既に述べたように、Amazonは自社でEchoという強いデバイスを出しつつ、他社も自由にAlexaを使ったデバイスを開発できる体制を整えている。ベンチャー企業が大手を出し抜くなら、Alexaの力を借り、家電そのもののユニークさで勝負する方が勝算はある。海外のテクノロジーイベントでは、Alexa対応家電の姿が増えてきているが、それはここに背景がある。
一方Googleは、「Android」という強力なOSを持っていることを武器にする。テレビ・STB(セットトップボックス)向けのOSである「Android TV」は、最新バージョンの「Oreo(Android 8.0)ベースのものから、Googleアシスタント機能をビルドインする。テレビのリモコンなどのマイクを通じて話し掛ければ、「巨大なディスプレイの付いたスマートスピーカー」として働く。
また、同じくAndroidをベースに、ディスプレイの付いたシンプルな音声アシスタント端末である「スマートディスプレイ」を開発するソリューションも提供しており、2018年第2四半期には最初の製品が、Lenovoなどから登場する予定になっている。
そしてもちろん、AndroidをOSに使うスマートフォンには標準でGoogleアシスタントが搭載されており、「家庭で使われている音声アシスタントの総計」だと、Googleは今でもAmazonを超えるシェアを持っている……と考えることもできる。
当然、トップ2社以外も「戦いの本筋はスピーカーの先にある、音声アシスタントの戦い」であることを知っている。だが、現状においては、スマートスピーカーで先行した2社が先に体制を整えつつあり、追い付くのが難しい状況だ。

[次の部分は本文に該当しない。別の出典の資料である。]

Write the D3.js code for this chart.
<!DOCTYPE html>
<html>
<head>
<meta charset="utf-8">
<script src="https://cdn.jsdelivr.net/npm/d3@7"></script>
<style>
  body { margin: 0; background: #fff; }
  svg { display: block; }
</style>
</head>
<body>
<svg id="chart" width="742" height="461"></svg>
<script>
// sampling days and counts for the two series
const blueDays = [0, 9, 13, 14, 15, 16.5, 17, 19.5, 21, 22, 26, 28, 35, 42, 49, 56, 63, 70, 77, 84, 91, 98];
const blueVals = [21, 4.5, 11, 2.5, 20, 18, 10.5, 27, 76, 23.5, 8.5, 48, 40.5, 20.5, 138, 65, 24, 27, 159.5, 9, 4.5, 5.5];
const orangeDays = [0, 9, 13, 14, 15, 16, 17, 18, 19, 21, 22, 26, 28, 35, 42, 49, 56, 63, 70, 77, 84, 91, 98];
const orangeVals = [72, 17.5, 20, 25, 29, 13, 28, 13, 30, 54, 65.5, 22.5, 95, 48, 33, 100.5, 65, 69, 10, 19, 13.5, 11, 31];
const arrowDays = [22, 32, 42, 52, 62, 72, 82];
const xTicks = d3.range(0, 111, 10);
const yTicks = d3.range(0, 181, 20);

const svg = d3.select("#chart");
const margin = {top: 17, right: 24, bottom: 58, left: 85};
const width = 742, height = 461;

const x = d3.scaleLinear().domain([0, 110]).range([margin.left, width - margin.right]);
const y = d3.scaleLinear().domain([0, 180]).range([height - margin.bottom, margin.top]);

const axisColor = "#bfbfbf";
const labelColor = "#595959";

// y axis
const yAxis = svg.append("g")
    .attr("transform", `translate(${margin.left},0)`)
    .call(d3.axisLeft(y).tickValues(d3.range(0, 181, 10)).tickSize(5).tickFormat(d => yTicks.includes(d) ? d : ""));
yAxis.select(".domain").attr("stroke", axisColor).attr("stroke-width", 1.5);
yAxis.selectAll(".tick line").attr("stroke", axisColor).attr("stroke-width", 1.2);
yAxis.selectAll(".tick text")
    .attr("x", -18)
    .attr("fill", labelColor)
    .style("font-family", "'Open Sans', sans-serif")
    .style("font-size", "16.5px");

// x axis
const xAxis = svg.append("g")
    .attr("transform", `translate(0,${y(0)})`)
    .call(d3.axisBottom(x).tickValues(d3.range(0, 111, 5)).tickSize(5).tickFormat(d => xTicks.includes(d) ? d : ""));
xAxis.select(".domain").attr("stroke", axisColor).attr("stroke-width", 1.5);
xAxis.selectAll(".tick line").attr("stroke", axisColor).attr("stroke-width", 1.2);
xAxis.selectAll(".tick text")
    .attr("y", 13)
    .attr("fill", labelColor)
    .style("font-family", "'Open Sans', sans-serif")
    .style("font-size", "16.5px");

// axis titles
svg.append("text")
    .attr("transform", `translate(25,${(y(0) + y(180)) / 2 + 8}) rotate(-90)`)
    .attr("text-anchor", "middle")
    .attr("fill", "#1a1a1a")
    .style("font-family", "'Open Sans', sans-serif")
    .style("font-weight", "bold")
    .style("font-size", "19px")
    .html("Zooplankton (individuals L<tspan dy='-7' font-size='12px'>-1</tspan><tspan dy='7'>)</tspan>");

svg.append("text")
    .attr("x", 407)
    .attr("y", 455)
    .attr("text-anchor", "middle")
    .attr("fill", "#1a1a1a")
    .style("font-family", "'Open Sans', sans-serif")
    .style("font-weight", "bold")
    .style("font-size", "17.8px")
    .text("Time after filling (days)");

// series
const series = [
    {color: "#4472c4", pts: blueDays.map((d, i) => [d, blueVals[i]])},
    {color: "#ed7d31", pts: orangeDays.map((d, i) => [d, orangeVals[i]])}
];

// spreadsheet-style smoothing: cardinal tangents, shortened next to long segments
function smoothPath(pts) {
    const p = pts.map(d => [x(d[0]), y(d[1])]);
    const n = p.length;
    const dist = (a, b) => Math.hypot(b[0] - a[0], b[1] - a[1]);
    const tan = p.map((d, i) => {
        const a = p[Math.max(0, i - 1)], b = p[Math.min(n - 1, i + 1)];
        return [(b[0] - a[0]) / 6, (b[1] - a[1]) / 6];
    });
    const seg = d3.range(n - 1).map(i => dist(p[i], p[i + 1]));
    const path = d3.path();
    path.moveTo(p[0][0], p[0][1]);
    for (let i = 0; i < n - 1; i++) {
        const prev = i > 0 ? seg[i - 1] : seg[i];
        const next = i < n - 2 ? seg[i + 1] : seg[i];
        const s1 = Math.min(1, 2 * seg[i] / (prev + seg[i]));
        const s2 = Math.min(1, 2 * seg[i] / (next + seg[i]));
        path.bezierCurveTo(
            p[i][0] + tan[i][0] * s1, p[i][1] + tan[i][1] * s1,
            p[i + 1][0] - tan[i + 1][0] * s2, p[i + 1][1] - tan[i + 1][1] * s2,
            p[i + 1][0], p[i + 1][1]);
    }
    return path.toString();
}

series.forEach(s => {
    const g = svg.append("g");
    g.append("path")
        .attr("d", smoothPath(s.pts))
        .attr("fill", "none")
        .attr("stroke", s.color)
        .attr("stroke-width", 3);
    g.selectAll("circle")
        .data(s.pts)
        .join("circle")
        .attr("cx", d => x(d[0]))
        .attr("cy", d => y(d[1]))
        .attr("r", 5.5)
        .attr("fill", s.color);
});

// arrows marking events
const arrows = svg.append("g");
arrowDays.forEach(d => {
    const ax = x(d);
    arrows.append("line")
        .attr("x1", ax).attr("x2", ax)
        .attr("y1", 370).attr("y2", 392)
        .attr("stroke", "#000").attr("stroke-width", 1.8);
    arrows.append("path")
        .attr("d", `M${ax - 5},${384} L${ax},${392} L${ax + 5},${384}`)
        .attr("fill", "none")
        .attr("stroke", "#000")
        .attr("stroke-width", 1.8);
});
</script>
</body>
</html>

外部アプリは伸び悩み、機器連携は「他機種対応」が軸か
スマートスピーカーを巡る、残る争いは「外部機能」だ。ここには2つの意味がある。
1つは、音声で「音声アシスタントに備わっていない、他社の機能を使う」ものだ。スマホでいうアプリに相当するものだが、Amazonでは「Skill」、Googleアシスタントでは「Googleアシスタントアプリ」と呼ばれている。Amazon・Googleともに、これら外部アプリのリクルートに懸命だ。スマホではアプリの魅力が普及をけん引したため、「外部アプリの数が勝負を決める」と見る人々もいる。
だが、筆者はその意見には賛成しない。現状、これらの外部アプリは利用率が非常に低いからだ。音声外部アプリの複数の開発者は、筆者に対し、「利用率・継続率が低い」と訴える。1カ月経過後の継続利用率が数%の例が多く、ほとんどの音声外部アプリは「うまくいっていない」「価値が生かせていない」のが実情だ。

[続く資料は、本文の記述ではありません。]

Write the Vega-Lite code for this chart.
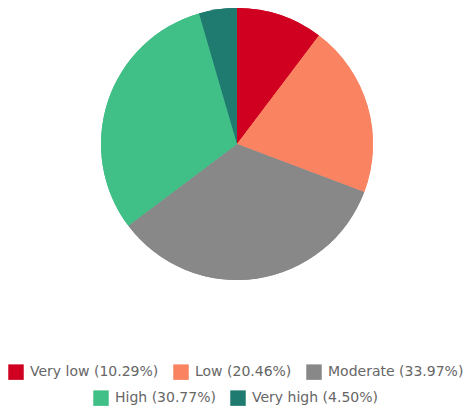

これは恐らく、いちいちアプリストアを確認し、新アプリを追加する人が非常に少ないからだろう。音声で操作する以上、うまく音声連携が実現されていないアプリは価値を認めてもらいづらいのだ。
例外的に、日本で圧倒的に使われているのが、ラジオ番組を聴ける「radiko.jp」だ。これは、各社が音声アシスタント側の標準機能に近い形で連携を進めたこと、「ラジオ」というコンテンツの魅力が高く、スマートスピーカーと価値がマッチしたことなどが理由である。
今後拡大が見込めるのが、もう1つの連携である「外部機器連携」だ。照明やエアコンなど、家庭内でネットと連携する家電については、今後、スマートスピーカーとの連携が広がる。こちらについては、連携家電の数が製品の魅力に直結する可能性が高い。
しかし、各メーカーの動きを見ると、「どこかのスマートスピーカーにしか連携しない家電」を作ろうとする動きは意外と少ない。どの音声アシスタントであっても、連携させるためにやらなければいけないことは似たようなものであり、「複数の音声アシスタントに対応する」機器の方が多くなりそうな印象だ。
極端な例でいえば、ソニーのテレビ「BRAVIA」のアメリカ向け製品は、自分自身がGoogleアシスタントの機能を持っているにもかかわらず、自宅にあるAlexa対応機器とも連携し、声で操作する機能を持っている。
タイミングは多少ずれるかもしれないが、「トップ2社の製品には対応する」家電が増えていくのではないか、というのが筆者の予想である。